## What is asked:
Pictures stay out of the copy; set down each line of the listing below exactly.

## begin Given information

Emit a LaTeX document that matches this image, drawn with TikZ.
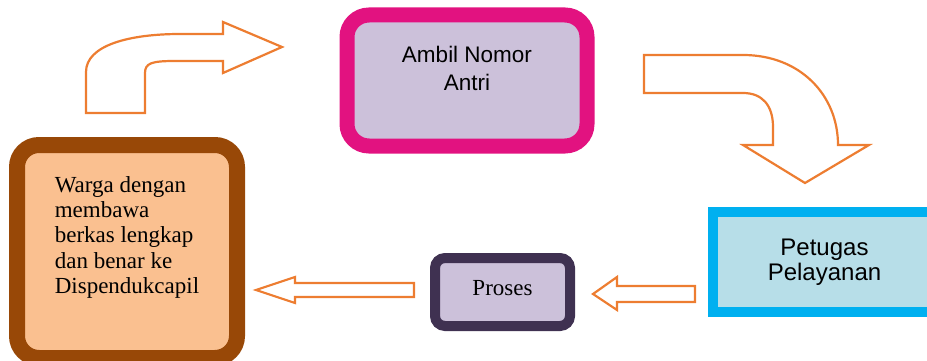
\documentclass[tikz,border=0pt]{standalone}
\usepackage{fontspec}
\setmainfont{Liberation Serif}
\setsansfont{Liberation Sans}
\usepackage{tikz}
\usepackage{xcolor}
\usetikzlibrary{positioning}
\usetikzlibrary{calc}
\usetikzlibrary{shapes,arrows}

\definecolor{wargaborder}{RGB}{152,72,7}
\definecolor{wargafill}{RGB}{250,192,144}
\definecolor{antriborder}{RGB}{226,18,128}
\definecolor{lavender}{RGB}{204,193,218}
\definecolor{prosesborder}{RGB}{63,49,81}
\definecolor{petugasborder}{RGB}{0,176,240}
\definecolor{petugasfill}{RGB}{183,222,232}
\definecolor{arroworange}{RGB}{237,125,49}

\begin{document}
\begin{tikzpicture}[x=1pt, y=-1pt, auto]
% tikz settings
\tikzstyle{block} = [rectangle, draw, text centered, inner sep=0pt]
\tikzstyle{bigarrow} = [draw=arroworange, fill=white, line width=2.2pt, line join=miter]
\useasboundingbox (0,0) rectangle (927,361);

% the tikz picture
\node [block, align=left, draw=wargaborder, fill=wargafill, line width=16pt,
    rounded corners=22pt, minimum width=220pt, minimum height=213pt,
    text depth=33pt, font=\fontsize{23}{25.3}\selectfont] (warga) at (127,251.5)
    {Warga dengan\\ membawa\\ berkas lengkap\\ dan benar ke\\ Dispendukcapil};
\node [block, align=center, draw=antriborder, fill=lavender, line width=15pt,
    rounded corners=22pt, minimum width=240pt, minimum height=131pt,
    text depth=24pt, font=\sffamily\fontsize{22.5}{28.4}\selectfont] (ambilnomor) at (467,80.5)
    {Ambil Nomor\\ Antri};
\node [block, align=center, draw=petugasborder, fill=petugasfill, line width=10pt,
    minimum width=223pt, minimum height=100pt,
    font=\sffamily\fontsize{24}{25.5}\selectfont] (petugas) at (824.5,262)
    {Petugas\\ Pelayanan};
\node [block, draw=prosesborder, fill=lavender, line width=10pt,
    rounded corners=10pt, minimum width=135pt, minimum height=68pt,
    text depth=8pt, font=\fontsize{23}{25}\selectfont] (proses) at (502.5,292)
    {Proses};

% block arrows
\draw [bigarrow] (86,113) -- (145,113) -- (145,73)
    .. controls (145,63) and (152,61) .. (175,61) -- (223,61) -- (223,73)
    -- (282,47) -- (223,22) -- (223,34) -- (180,34)
    .. controls (130,34) and (86,45) .. (86,72) -- cycle;
\draw [bigarrow] (644,55) -- (743,55)
    .. controls (800,55) and (838,95) .. (838,145) -- (869,145)
    -- (805,183) -- (743,145) -- (773,145) -- (773,127)
    .. controls (773,105) and (762,93) .. (743,93) -- (644,93) -- cycle;
\draw [bigarrow] (695,286) -- (617,286) -- (617,277) -- (593,294)
    -- (617,310) -- (617,302) -- (695,302) -- cycle;
\draw [bigarrow] (414,283) -- (295,283) -- (295,277) -- (256,290)
    -- (295,303) -- (295,297) -- (414,297) -- cycle;
\end{tikzpicture}
\end{document}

## end Given information

## Exercise response:
Emit a LaTeX document that matches this image, drawn with TikZ.
\documentclass[tikz,border=0pt]{standalone}
\usepackage{fontspec}
\setmainfont{Liberation Serif}
\setsansfont{Liberation Sans}
\usepackage{tikz}
\usepackage{xcolor}
\usetikzlibrary{positioning}
\usetikzlibrary{calc}
\usetikzlibrary{shapes,arrows}

\definecolor{wargaborder}{RGB}{152,72,7}
\definecolor{wargafill}{RGB}{250,192,144}
\definecolor{antriborder}{RGB}{226,18,128}
\definecolor{lavender}{RGB}{204,193,218}
\definecolor{prosesborder}{RGB}{63,49,81}
\definecolor{petugasborder}{RGB}{0,176,240}
\definecolor{petugasfill}{RGB}{183,222,232}
\definecolor{arroworange}{RGB}{237,125,49}

\begin{document}
\begin{tikzpicture}[x=1pt, y=-1pt, auto]
% tikz settings
\tikzstyle{block} = [rectangle, draw, text centered, inner sep=0pt]
\tikzstyle{bigarrow} = [draw=arroworange, fill=white, line width=2.2pt, line join=miter]
\useasboundingbox (0,0) rectangle (927,361);

% the tikz picture
\node [block, align=left, draw=wargaborder, fill=wargafill, line width=16pt,
    rounded corners=22pt, minimum width=220pt, minimum height=213pt,
    text depth=33pt, font=\fontsize{23}{25.3}\selectfont] (warga) at (127,251.5)
    {Warga dengan\\ membawa\\ berkas lengkap\\ dan benar ke\\ Dispendukcapil};
\node [block, align=center, draw=antriborder, fill=lavender, line width=15pt,
    rounded corners=22pt, minimum width=240pt, minimum height=131pt,
    text depth=24pt, font=\sffamily\fontsize{22.5}{28.4}\selectfont] (ambilnomor) at (467,80.5)
    {Ambil Nomor\\ Antri};
\node [block, align=center, draw=petugasborder, fill=petugasfill, line width=10pt,
    minimum width=223pt, minimum height=100pt,
    font=\sffamily\fontsize{24}{25.5}\selectfont] (petugas) at (824.5,262)
    {Petugas\\ Pelayanan};
\node [block, draw=prosesborder, fill=lavender, line width=10pt,
    rounded corners=10pt, minimum width=135pt, minimum height=68pt,
    text depth=8pt, font=\fontsize{23}{25}\selectfont] (proses) at (502.5,292)
    {Proses};

% block arrows
\draw [bigarrow] (86,113) -- (145,113) -- (145,73)
    .. controls (145,63) and (152,61) .. (175,61) -- (223,61) -- (223,73)
    -- (282,47) -- (223,22) -- (223,34) -- (180,34)
    .. controls (130,34) and (86,45) .. (86,72) -- cycle;
\draw [bigarrow] (644,55) -- (743,55)
    .. controls (800,55) and (838,95) .. (838,145) -- (869,145)
    -- (805,183) -- (743,145) -- (773,145) -- (773,127)
    .. controls (773,105) and (762,93) .. (743,93) -- (644,93) -- cycle;
\draw [bigarrow] (695,286) -- (617,286) -- (617,277) -- (593,294)
    -- (617,310) -- (617,302) -- (695,302) -- cycle;
\draw [bigarrow] (414,283) -- (295,283) -- (295,277) -- (256,290)
    -- (295,303) -- (295,297) -- (414,297) -- cycle;
\end{tikzpicture}
\end{document}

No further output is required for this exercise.